Stored data –
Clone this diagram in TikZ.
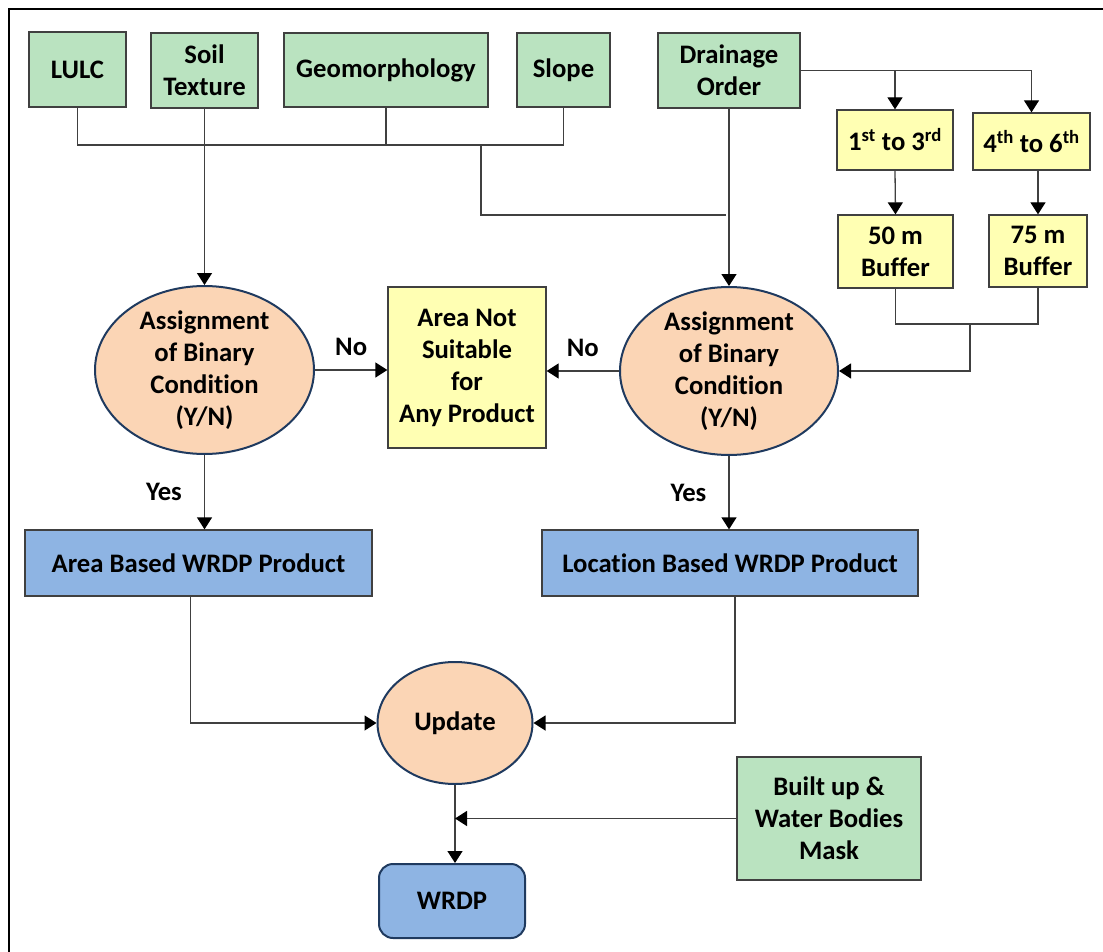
\documentclass[tikz,border=0pt]{standalone}
\usepackage{fontspec}
\setmainfont{Carlito}[Ligatures=NoCommon]
\usetikzlibrary{arrows.meta,shapes.geometric}

\definecolor{boxgreen}{HTML}{BAE3C0}
\definecolor{boxyellow}{HTML}{FFFFB3}
\definecolor{boxblue}{HTML}{8EB4E3}
\definecolor{ellpeach}{HTML}{FBD5B5}
\definecolor{edgenavy}{HTML}{1F3A5F}
\definecolor{linegray}{HTML}{404040}

\begin{document}
\begin{tikzpicture}[x=1pt, y=-1pt, >={Triangle[width=15pt,length=12pt,color=black]},
  font=\fontsize{26.7}{32}\selectfont\bfseries,
  every node/.style={align=center, inner sep=0pt},
  greenbox/.style={draw=linegray, line width=1.3pt, fill=boxgreen},
  yellowbox/.style={draw=linegray, line width=1.3pt, fill=boxyellow},
  bluebox/.style={draw=linegray, line width=1.3pt, fill=boxblue},
  peachell/.style={ellipse, draw=edgenavy, line width=2pt, fill=ellpeach},
  link/.style={draw=linegray, line width=1.3pt}]

\useasboundingbox (0,0) rectangle (1103,952);

% Frame
\draw[line width=2pt] (9,952) -- (9,9) -- (1103,9);

% Input layers
\node[greenbox, minimum width=97, minimum height=75] (lulc) at (77.5,69.5) {LULC};
\node[greenbox, minimum width=107, minimum height=75] (soil) at (204.5,70.5) {Soil\\Texture};
\node[greenbox, minimum width=204, minimum height=74] (geo) at (386,70) {Geomorphology};
\node[greenbox, minimum width=93, minimum height=74] (slope) at (563.5,70) {Slope};
\node[greenbox, minimum width=142, minimum height=75] (drain) at (729,70.5) {Drainage\\Order};

% Stream orders and buffers
\node[yellowbox, minimum width=116, minimum height=60] (first) at (895,140) {1\textsuperscript{st} to 3\textsuperscript{rd}};
\node[yellowbox, minimum width=117, minimum height=57] (fourth) at (1031.5,141.5) {4\textsuperscript{th} to 6\textsuperscript{th}};
\node[yellowbox, minimum width=115, minimum height=73] (buf50) at (895.5,251.5) {50 m\\Buffer};
\node[yellowbox, minimum width=98, minimum height=72] (buf75) at (1038,251) {75 m\\Buffer};

% Binary conditions
\node[peachell, minimum width=219, minimum height=164] (leftell) at (204.5,370) {Assignment\\of Binary\\Condition\\(Y/N)};
\node[peachell, minimum width=218, minimum height=166] (rightell) at (729,371) {Assignment\\of Binary\\Condition\\(Y/N)};
\node[yellowbox, minimum width=158, minimum height=161] (nobox) at (467,367.5) {Area Not\\Suitable\\for\\Any Product};

% Products
\node[bluebox, minimum width=347, minimum height=66] (areabox) at (198.5,563) {Area Based WRDP Product};
\node[bluebox, minimum width=376, minimum height=66] (locbox) at (730,563) {Location Based WRDP Product};
\node[peachell, minimum width=155, minimum height=122] (update) at (455,723) {Update};
\node[greenbox, minimum width=184, minimum height=123] (mask) at (829,818.5) {Built up \&\\Water Bodies\\Mask};
\node[bluebox, draw=edgenavy, line width=2pt, rounded corners=14pt, minimum width=146, minimum height=74] (wrdp) at (452,901) {WRDP};

% Layer bus
\coordinate (join) at (481,145);
\coordinate (feed) at (726,215);
\draw[link] (lulc.south) -- (lulc.south |- join) -- (slope.south |- join) -- (slope.south);
\draw[link] (geo.south) -- (geo.south |- join);
\draw[link] (join) |- (feed);
\draw[link,->] (soil.south) -- (leftell.north);
\draw[link,->] (drain.south) -- (rightell.north);

% Drainage branches
\draw[link,->] (drain.east) -| (first.north);
\draw[link,->] (drain.east) -| (fourth.north);
\draw[link,->] (first.south) -- (buf50.north);
\draw[link,->] (buf75.north |- fourth.south) -- (buf75.north);
\coordinate (merge) at (970,324);
\draw[link] (buf50.south) |- (merge) -| (buf75.south);
\draw[link,->] (merge) |- (rightell.east);

% Decisions
\draw[link,->] (leftell.east) -- (nobox.west |- leftell.east) node[midway, above=14pt] {No};
\draw[link,->] (rightell.west) -- (nobox.east |- rightell.west) node[midway, above=14pt] {No};
\draw[link,->] (leftell.south) -- (leftell.south |- areabox.north) node[midway, left=22pt] {Yes};
\draw[link,->] (rightell.south) -- (rightell.south |- locbox.north) node[midway, left=22pt] {Yes};

% Update and mask
\draw[link,->] ([xshift=-8pt]areabox.south) |- (update.west);
\draw[link,->] ([xshift=5pt]locbox.south) |- (update.east);
\draw[link,->] (update.south) -- (wrdp.north -| update.south);
\draw[link,->] (mask.west) -- (mask.west -| update.south);

\end{tikzpicture}
\end{document}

Request – Reproduce the material above from its first line through the line containing "minimum width=142, minimum", both ends included, and skip every picture.

Task response –
Clone this diagram in TikZ.
\documentclass[tikz,border=0pt]{standalone}
\usepackage{fontspec}
\setmainfont{Carlito}[Ligatures=NoCommon]
\usetikzlibrary{arrows.meta,shapes.geometric}

\definecolor{boxgreen}{HTML}{BAE3C0}
\definecolor{boxyellow}{HTML}{FFFFB3}
\definecolor{boxblue}{HTML}{8EB4E3}
\definecolor{ellpeach}{HTML}{FBD5B5}
\definecolor{edgenavy}{HTML}{1F3A5F}
\definecolor{linegray}{HTML}{404040}

\begin{document}
\begin{tikzpicture}[x=1pt, y=-1pt, >={Triangle[width=15pt,length=12pt,color=black]},
  font=\fontsize{26.7}{32}\selectfont\bfseries,
  every node/.style={align=center, inner sep=0pt},
  greenbox/.style={draw=linegray, line width=1.3pt, fill=boxgreen},
  yellowbox/.style={draw=linegray, line width=1.3pt, fill=boxyellow},
  bluebox/.style={draw=linegray, line width=1.3pt, fill=boxblue},
  peachell/.style={ellipse, draw=edgenavy, line width=2pt, fill=ellpeach},
  link/.style={draw=linegray, line width=1.3pt}]

\useasboundingbox (0,0) rectangle (1103,952);

% Frame
\draw[line width=2pt] (9,952) -- (9,9) -- (1103,9);

% Input layers
\node[greenbox, minimum width=97, minimum height=75] (lulc) at (77.5,69.5) {LULC};
\node[greenbox, minimum width=107, minimum height=75] (soil) at (204.5,70.5) {Soil\\Texture};
\node[greenbox, minimum width=204, minimum height=74] (geo) at (386,70) {Geomorphology};
\node[greenbox, minimum width=93, minimum height=74] (slope) at (563.5,70) {Slope};
\node[greenbox, minimum width=142, minimum height=75] (drain) at (729,70.5) {Drainage\\Order};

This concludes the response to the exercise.